For the year ended December 31, 2011, net revenues decreased 12.9% to $259.0 million from $297.4 million for the year ended December 31, 2010. This decrease was due to lower customer demand across most of our geographies and end markets, which resulted from global macro-economic conditions. Gross margin for 2011 decreased to 55.3% from 56.8% for 2010. This decrease was primarily due to a shift in mix to lower margin consumer-oriented products and lower factory utilization. Operating margin for 2011 was 18.1% which decreased from the record level of 25.2% in 2010. Net income was $33.9 million, or $0.54 per diluted share, compared with $50.5 million, or $0.81 per diluted share, in 2010. At December 31, 2011, cash, cash equivalents and short term investments were $137.9 million, an increase of $28.6 million from $109.2 million in 2010. We generated $50.1 million in cash flows from operations in 2011. In addition, in 2011 we repurchased $20.3 million of our common stock and dividends paid to shareholders of $9.4 million.

Our business is characterized by short-term orders and shipment schedules, and customer orders typically can be canceled or rescheduled without significant penalty to the customer. Since our products backlog is cancelable without significant penalty, we typically plan our production and inventory levels based on forecasts of customer demand, which are highly unpredictable and can fluctuate substantially. In addition, we are limited in our ability to reduce costs quickly in response to any revenue shortfalls.

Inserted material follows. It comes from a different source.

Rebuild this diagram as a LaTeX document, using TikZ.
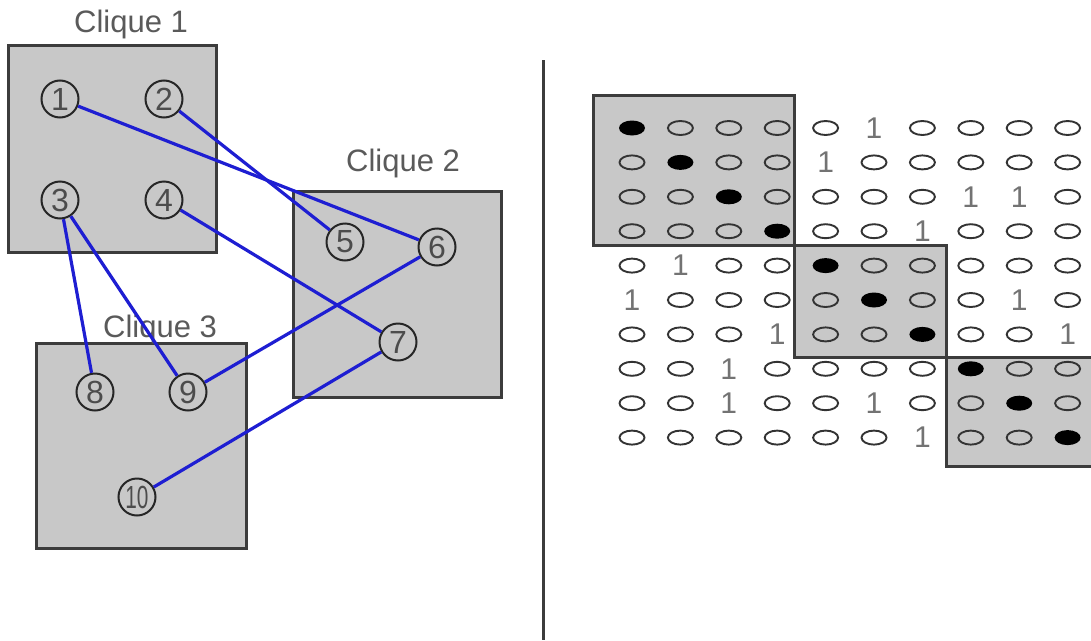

We may experience significant fluctuations in our results of operations. Factors that affect our results of operations include the volume and timing of orders received, changes in the mix of products sold, the utilization level of manufacturing capacity, competitive pricing pressures and the successful development and customer acceptance of new products. These and other factors are described in further detail later in this discussion and in Part I, Item 1A. “Risk Factors” of this Report. As a result of the foregoing or other factors, including global economic conditions, there can be no assurance that we will not experience material fluctuations in future operating results on a quarterly or annual basis, which could materially and adversely affect our business, financial condition and results of operations or cash flows.

In the fourth quarter of 2013, we recorded restructuring charges of $1.4 million related to workforce reductions. We paid $0.5 million related to severance costs in the year ended December 31, 2013 and expect to pay the remaining amount accrued in 2014.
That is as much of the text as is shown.